Legacies of the Report

An iron and stone sculpture, installed in 2014 on the Quiet Green, serves as a crucial everyday reminder of Brown’s historical ties to the transatlantic slave trade.
Brown hosts a renowned Department of Africana Studies, an ever-expanding selection of courses focused on diversity, equity and inclusion, and strong relationships with historically Black colleges and universities across the country.
The University’s Diversity and Inclusion Action Plan (DIAP) — followed by DIAP Phase II — quickly became a national model for its concrete, achievable actions to build a more fully diverse, equitable and inclusive institution as a core element of academic excellence.

Investment in Long-Standing Efforts

Brown has a history of scholarship, study and campus initiatives dating back to the Civil Rights Movement of the 1950s and 1960s. Brown continues to invest in and support programs and initiatives related to race, justice and equity.

The Brown Center for Students of Color, first established as the Third World Center, emerged in response to the needs of students following protests in 1968 and 1975. Established in 1976, the center was designed to serve the interests and meet the needs of all students of color and to promote racial and ethnic pluralism in the Brown community. The BCSC’s Third World Transition Program continues to welcome new students to Brown with three days of workshops and community-building programs that center the student of color experience.

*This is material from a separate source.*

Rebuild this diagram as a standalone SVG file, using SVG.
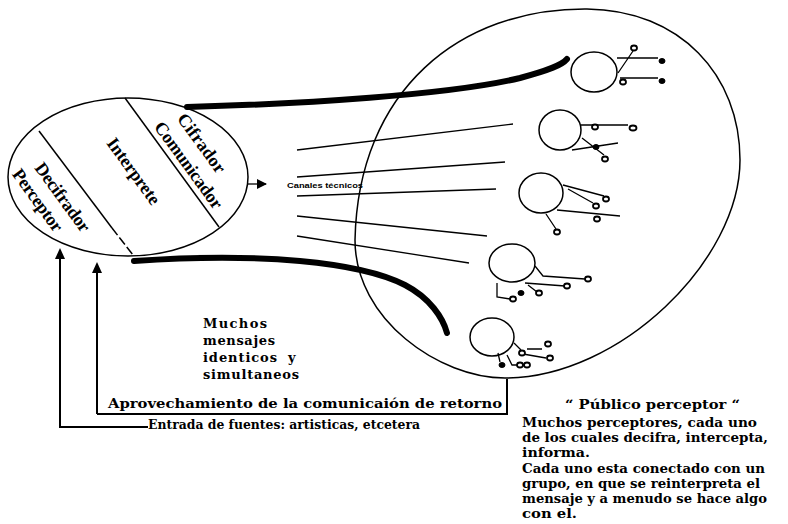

The Center for the Study of Race and Ethnicity in America (CSREA) was established in 1986 as one of the nation's earliest academic centers dedicated to research, scholarship and academic exchanges on issues of race and ethnicity. Brown has an ongoing commitment to growing the Center for the Study of Race and Ethnicity in America. Through the CSSJ and CSREA, confronting and combating racism in society at large has become a core part of the University’s academic priorities.

Born out of student activism of the 1960s, Churchill House is the home of the Department of Africana Studies and Rites and Reason Theatre, one of the oldest continuously producing Black theaters in the country. The department and theater play an important role in intellectual and artistic life at Brown. Plans for a full renovation and expansion of Churchill House to enable the building to support the needs of these programs were developed early in 2021.

As a residential program house on campus since 1993, Harambee House is described as “a living center for all those interested in the politics, history, society and other aspects of African and African American culture.” Brown has committed to developing a concrete proposal to ensure Harambee House supports the growing number of interested students.

Convened by then-Brown President Vartan Gregorian in 1992, the Leadership Alliance, the executive office for which is housed at Brown, works to address the stark shortfall of individuals from historically underrepresented groups who earn doctoral degrees and pursue research careers in academia, the public sector and industry.

Launched in May 1964 as the Brown-Tougaloo Cooperative Exchange, the Brown-Tougaloo College Partnership (BTP) has become a model for similar relationships between prominent universities and historically black colleges in the South. It has enabled generations of students and faculty at Brown and Tougaloo College to study with and learn from each other through academic and cultural exchanges, collaborative research ventures, joint fellowship programs and administrative engagements.

The Watson Institute is a community of scholars, practitioners and students whose work aims to better understand and address critical challenges that include poverty and inequality, natural disasters, ethnic conflict, rapid urbanization and climate change. As its reputation grows internationally as an esteemed policy center, the institute is intensifying its focus on the study of structural racism, mass incarceration, inequality and the militarization of domestic policing, often partnering with the CSSJ, CSREA and Department of Africana Studies to seek greater understanding of the tools of oppression that continue to threaten Black, Indigenous and other people of color.